Каждый день начинался с проверки дверей. Он открывал их медленно, почти с почтением, смотрел внутрь, затем закрывал, не запирал, а просто проверял, есть ли кто-то за ними.
Он не носил блокнота, не записывал стенографии, а просто молча слушал. Иногда останавливался перед камерой и говорил:
– Они начинают уходить все глубже. Это плохо.
Никто не отвечал. Камеры не отвечали. Но он знал: его услышали.
Все в клинике знали Олега, но никто не понимал его. Для врачей он был просто охранником, а для пациентов – чем-то большим, некоторые видели в нём символ, другие – ключ, третьи – сам разум, потерянный между двумя гранями реальности.

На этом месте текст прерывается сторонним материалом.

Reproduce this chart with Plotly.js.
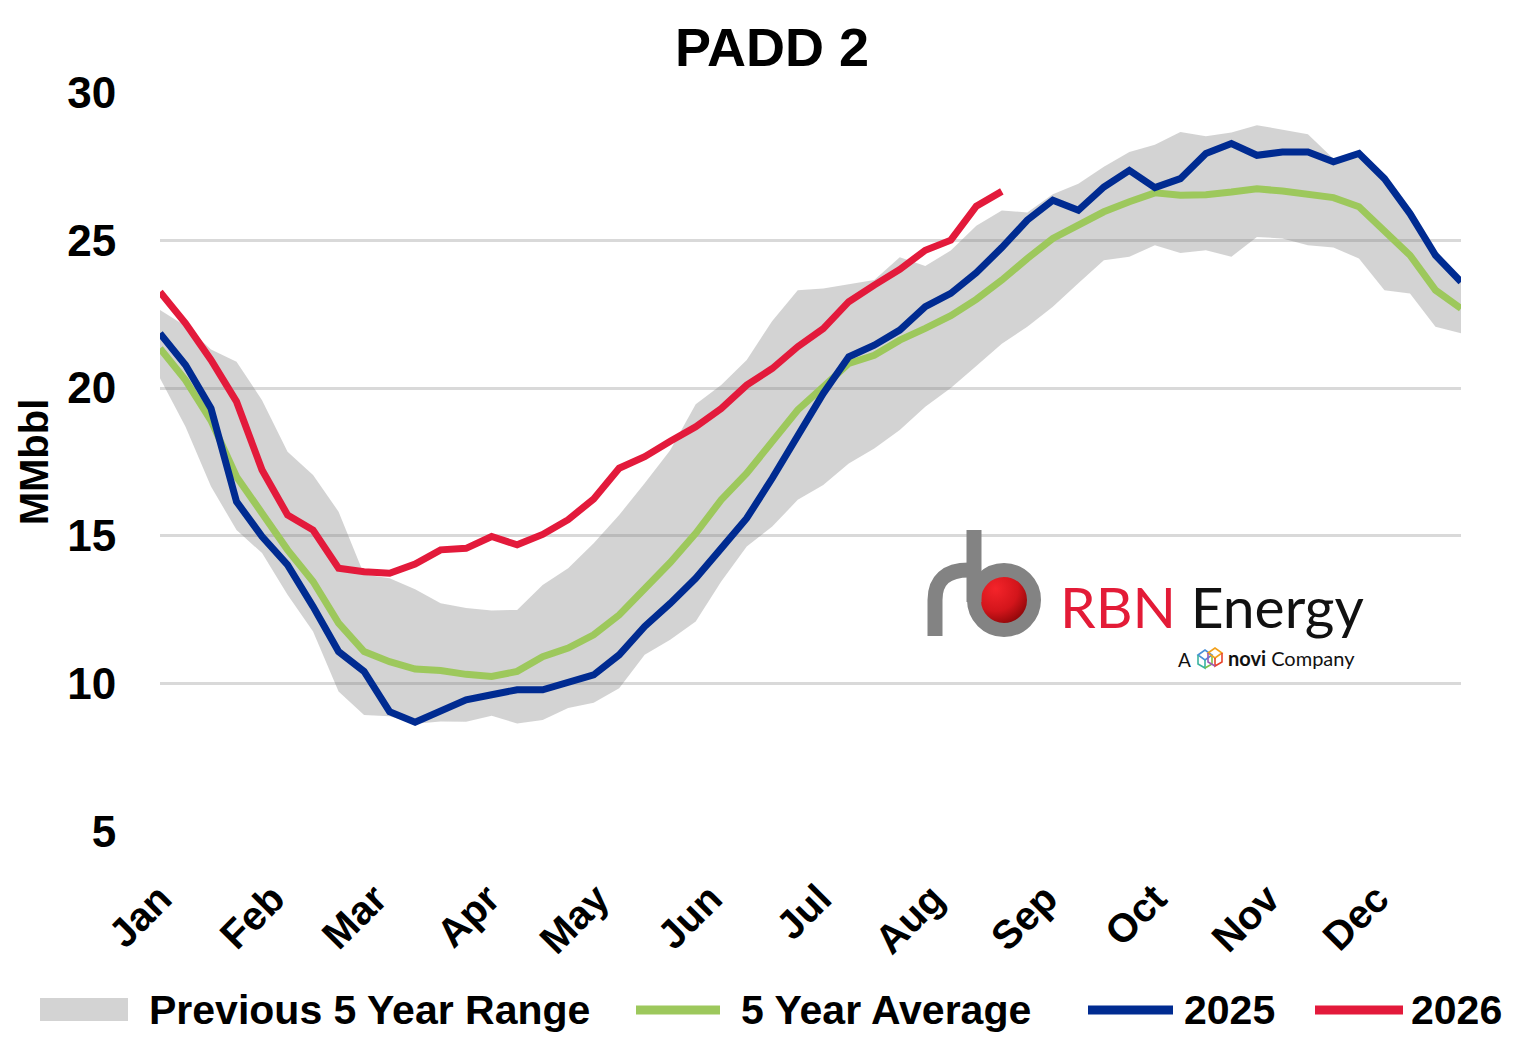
<!DOCTYPE html>
<html>
<head>
<meta charset="utf-8">
<script src="https://cdn.plot.ly/plotly-3.0.1.min.js"></script>
<style>
  html, body { margin: 0; padding: 0; background: #ffffff; }
  #chart { width: 1528px; height: 1056px; }
</style>
</head>
<body>
<div id="chart"></div>
<script>
// ---- Data (weekly, MMbbl) ----
const monthLabels = ['Jan','Feb','Mar','Apr','May','Jun','Jul','Aug','Sep','Oct','Nov','Dec'];
const monthStartDays = [0,31,59,90,120,151,181,212,243,273,304,334];

const rangeLow = [20.33,18.69,16.67,15.20,14.42,13.01,11.77,9.74,8.95,8.90,8.65,8.73,8.72,8.92,8.66,8.78,9.18,9.36,9.85,10.98,
  11.49,12.11,13.46,14.64,15.32,16.22,16.72,17.45,17.96,18.58,19.37,20.00,20.75,21.50,22.07,22.75,23.54,24.32,24.44,24.83,
  24.57,24.66,24.44,25.11,25.06,24.83,24.75,24.38,23.31,23.20,22.07,21.85];
const rangeHigh = [22.64,22.10,21.30,20.89,19.59,17.85,17.06,15.82,13.70,13.57,13.20,12.72,12.56,12.48,12.50,13.34,13.91,14.75,15.71,16.78,
  17.90,19.45,20.10,20.95,22.27,23.31,23.37,23.50,23.65,24.42,24.13,24.65,25.49,26.00,25.94,26.55,26.91,27.48,27.98,28.23,
  28.66,28.51,28.64,28.89,28.74,28.58,27.75,27.98,27.12,25.95,24.55,23.65];
const avg5yr = [21.34,20.27,18.90,17.00,15.77,14.53,13.46,12.05,11.09,10.75,10.50,10.45,10.32,10.25,10.42,10.92,11.21,11.66,12.33,13.23,
  14.10,15.09,16.22,17.12,18.19,19.26,20.04,20.83,21.11,21.62,22.02,22.45,23.00,23.65,24.38,25.06,25.51,25.96,26.30,26.60,
  26.52,26.54,26.63,26.74,26.66,26.52,26.44,26.13,25.28,24.49,23.31,22.69];
const y2025 = [21.85,20.78,19.31,16.16,14.98,14.02,12.61,11.09,10.42,9.06,8.70,9.06,9.46,9.63,9.80,9.80,10.08,10.30,10.98,11.94,
  12.72,13.57,14.58,15.60,16.95,18.36,19.82,21.06,21.45,21.96,22.75,23.20,23.90,24.75,25.68,26.35,26.01,26.80,27.36,26.78,
  27.08,27.93,28.27,27.87,27.98,27.98,27.65,27.93,27.08,25.90,24.49,23.59];
const y2026 = [23.25,22.19,20.95,19.54,17.23,15.71,15.20,13.91,13.79,13.74,14.05,14.53,14.58,14.98,14.70,15.05,15.55,16.25,17.29,17.68,
  18.20,18.69,19.31,20.10,20.66,21.40,22.01,22.92,23.48,24.01,24.66,25.00,26.15,26.65];

const weeks = rangeHigh.map((_, i) => i);
const weeks2026 = y2026.map((_, i) => i);
const monthTickVals = monthStartDays.map(d => d / 7);

// ---- Colors ----
const C_BAND = 'rgba(128,128,128,0.35)';
const C_AVG = '#9dc85c';
const C_2025 = '#002b91';
const C_2026 = '#e31a3b';

const traces = [
  { x: weeks, y: rangeLow, type: 'scatter', mode: 'lines', line: { width: 0, color: C_BAND },
    name: 'Previous 5 Year Range (low)', showlegend: false, hoverinfo: 'skip' },
  { x: weeks, y: rangeHigh, type: 'scatter', mode: 'lines', line: { width: 0, color: C_BAND },
    fill: 'tonexty', fillcolor: C_BAND, name: 'Previous 5 Year Range', showlegend: false },
  { x: weeks, y: avg5yr, type: 'scatter', mode: 'lines', line: { width: 7, color: C_AVG },
    name: '5 Year Average', showlegend: false },
  { x: weeks, y: y2025, type: 'scatter', mode: 'lines', line: { width: 7, color: C_2025 },
    name: '2025', showlegend: false },
  { x: weeks2026, y: y2026, type: 'scatter', mode: 'lines', line: { width: 7, color: C_2026 },
    name: '2026', showlegend: false }
];

// ---- helpers for pixel -> paper conversions (layout decoration only) ----
const W = 1528, H = 1056, ML = 160, MR = 67, MT = 92, MB = 224;
const PW = W - ML - MR, PH = H - MT - MB;
const px = X => (X - ML) / PW;
const py = Y => (H - MB - Y) / PH;

// ---- RBN logo graphic (svg data URI) ----
const logoSvg = `<svg xmlns="http://www.w3.org/2000/svg" viewBox="0 0 120 112" width="120" height="112">
<defs>
<radialGradient id="r" cx="0.35" cy="0.3" r="0.8"><stop offset="0" stop-color="#f4242a"/><stop offset="0.5" stop-color="#d3151b"/><stop offset="1" stop-color="#6e0000"/></radialGradient>
</defs>
<circle cx="79" cy="72" r="28" fill="url(#r)"/>
<path d="M10,108 L10,72 Q10,42 44,42" fill="none" stroke="#838383" stroke-width="15"/>
<circle cx="79" cy="72" r="30" fill="none" stroke="#838383" stroke-width="14"/>
<line x1="49" y1="2" x2="49" y2="74" stroke="#838383" stroke-width="15"/>
</svg>`;

const noviSvg = `<svg xmlns="http://www.w3.org/2000/svg" viewBox="0 0 30 24" width="30" height="24">
<g fill="none" stroke-width="1.6">
<path d="M3,9 L10,4 L17,9 L10,14 Z" stroke="#4a8fd6"/>
<path d="M3,9 L3,18 L10,22 L10,14" stroke="#3bb3a0"/>
<path d="M17,9 L17,18 L10,22" stroke="#7cc04a"/>
<path d="M13,7 L20,2 L27,7 L20,12 Z" stroke="#f2a01b"/>
<path d="M27,7 L27,16 L20,20 L20,12" stroke="#e8432b"/>
<path d="M13,7 L13,16 L20,20" stroke="#9b59b6"/>
</g></svg>`;

const svgURI = s => 'data:image/svg+xml;charset=utf-8,' + encodeURIComponent(s);

// ---- Custom legend (wide swatches like the original) ----
const legY = 1010;
const shapes = [
  { type: 'rect', xref: 'paper', yref: 'paper', x0: px(40), x1: px(128), y0: py(1021), y1: py(998),
    fillcolor: '#d3d3d3', line: { width: 0 } },
  { type: 'line', xref: 'paper', yref: 'paper', x0: px(636), x1: px(720), y0: py(legY), y1: py(legY),
    line: { color: C_AVG, width: 9 } },
  { type: 'line', xref: 'paper', yref: 'paper', x0: px(1088), x1: px(1173), y0: py(legY), y1: py(legY),
    line: { color: C_2025, width: 9 } },
  { type: 'line', xref: 'paper', yref: 'paper', x0: px(1315), x1: px(1403), y0: py(legY), y1: py(legY),
    line: { color: C_2026, width: 9 } }
];

const legFont = { family: 'Liberation Sans, Arial, sans-serif', size: 41, color: '#000000', weight: 700 };
const annotations = [
  { xref: 'paper', yref: 'paper', x: px(147), y: py(legY), xanchor: 'left', yanchor: 'middle',
    text: '<b>Previous 5 Year Range</b>', showarrow: false, font: legFont },
  { xref: 'paper', yref: 'paper', x: px(739), y: py(legY), xanchor: 'left', yanchor: 'middle',
    text: '<b>5 Year Average</b>', showarrow: false, font: legFont },
  { xref: 'paper', yref: 'paper', x: px(1182), y: py(legY), xanchor: 'left', yanchor: 'middle',
    text: '<b>2025</b>', showarrow: false, font: legFont },
  { xref: 'paper', yref: 'paper', x: px(1409), y: py(legY), xanchor: 'left', yanchor: 'middle',
    text: '<b>2026</b>', showarrow: false, font: legFont },
  // logo text
  { xref: 'paper', yref: 'paper', x: px(1058), y: py(606), xanchor: 'left', yanchor: 'middle',
    text: '<span style="color:#e31b37">RBN</span> Energy', showarrow: false,
    font: { family: 'Lato, Noto Sans, sans-serif', size: 57, color: '#111111', weight: 400 } },
  { xref: 'paper', yref: 'paper', x: px(1176), y: py(659), xanchor: 'left', yanchor: 'middle',
    text: 'A', showarrow: false,
    font: { family: 'Lato, Noto Sans, sans-serif', size: 19, color: '#111111' } },
  { xref: 'paper', yref: 'paper', x: px(1226), y: py(658), xanchor: 'left', yanchor: 'middle',
    text: '<b>novi</b> Company', showarrow: false,
    font: { family: 'Lato, Noto Sans, sans-serif', size: 20, color: '#111111' } }
];

const images = [
  { source: svgURI(logoSvg), xref: 'paper', yref: 'paper', x: px(925), y: py(528),
    sizex: 120 / PW, sizey: 112 / PH, xanchor: 'left', yanchor: 'top', sizing: 'stretch', layer: 'above' },
  { source: svgURI(noviSvg), xref: 'paper', yref: 'paper', x: px(1195), y: py(646),
    sizex: 30 / PW, sizey: 24 / PH, xanchor: 'left', yanchor: 'top', sizing: 'stretch', layer: 'above' }
];

const layout = {
  width: W, height: H,
  margin: { l: ML, r: MR, t: MT, b: MB, pad: 0 },
  paper_bgcolor: '#ffffff', plot_bgcolor: '#ffffff',
  showlegend: false,
  font: { family: 'Liberation Sans, Arial, sans-serif', color: '#000000' },
  title: { text: '<b>PADD 2</b>', x: 772 / W, xref: 'container', xanchor: 'center',
    y: 1 - 47 / H, yref: 'container', yanchor: 'middle',
    font: { family: 'Liberation Sans, Arial, sans-serif', size: 54, color: '#000000' } },
  xaxis: {
    range: [0, 51], showgrid: false, zeroline: false, showline: false,
    tickmode: 'array', tickvals: monthTickVals, ticktext: monthLabels.map(m => '<b>' + m + '</b>'),
    tickangle: -45, ticks: 'outside', ticklen: 26, tickcolor: 'rgba(0,0,0,0)',
    tickfont: { size: 40, color: '#000000' }, fixedrange: true
  },
  yaxis: {
    range: [4.99, 30.01], tickmode: 'array', tickvals: [5,10,15,20,25,30],
    ticktext: ['<b>5</b>','<b>10</b>','<b>15</b>','<b>20</b>','<b>25</b>','<b>30</b>'],
    showgrid: true, gridcolor: '#d9d9d9', gridwidth: 3, zeroline: false, showline: false,
    ticks: 'outside', ticklen: 34, tickcolor: 'rgba(0,0,0,0)',
    tickfont: { size: 44, color: '#000000' },
    title: { text: '<b>MMbbl</b>', standoff: 6, font: { size: 40, color: '#000000' } },
    fixedrange: true
  },
  shapes: shapes,
  annotations: annotations,
  images: images
};

Plotly.newPlot('chart', traces, layout, { displayModeBar: false, staticPlot: true });
</script>
</body>
</html>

– Почему у тебя две головы? – однажды спросила Ника.
Левая голова ответила:
– Чтобы видеть, что уже случилось.
Правая добавила:
– Чтобы знать, чего избежать.
– А ты кто? – спросила она.
Обе головы замолчали. Потом произнесли вместе:
– Мы – последний защитный механизм.
Олег родился с редким заболеванием – черепно-лицевой дизрафизм, который привёл к частичному срастанию близнецов в утробе матери. Второй плод развился не полностью: голова, часть шеи, но без тела. Она осталась внутри него, под кожей, за позвоночником. Иногда она просыпалась и говорила.
Он был ребёнком, когда впервые услышал вторую голову.
«Не верь им», – прошептала она ему однажды ночью.
«Кто ты?» – спросил он.
«Я – ты. Только правдивый».
С годами он понял: вторая голова – не болезнь, а память, при этом не его собственная, а чужая. Она говорила на языках, которых он не знал. Иногда предсказывала события, однажды она назвала имя женщины, которую он ещё не встретил, потом он встретил её. Она умерла через неделю.
Пациенты в клинике чувствовали его иначе. Когда он входил в палату, они замолкали, кто-то начинал плакать, кто-то смеялся. Многие говорили, что видят его в своих снах.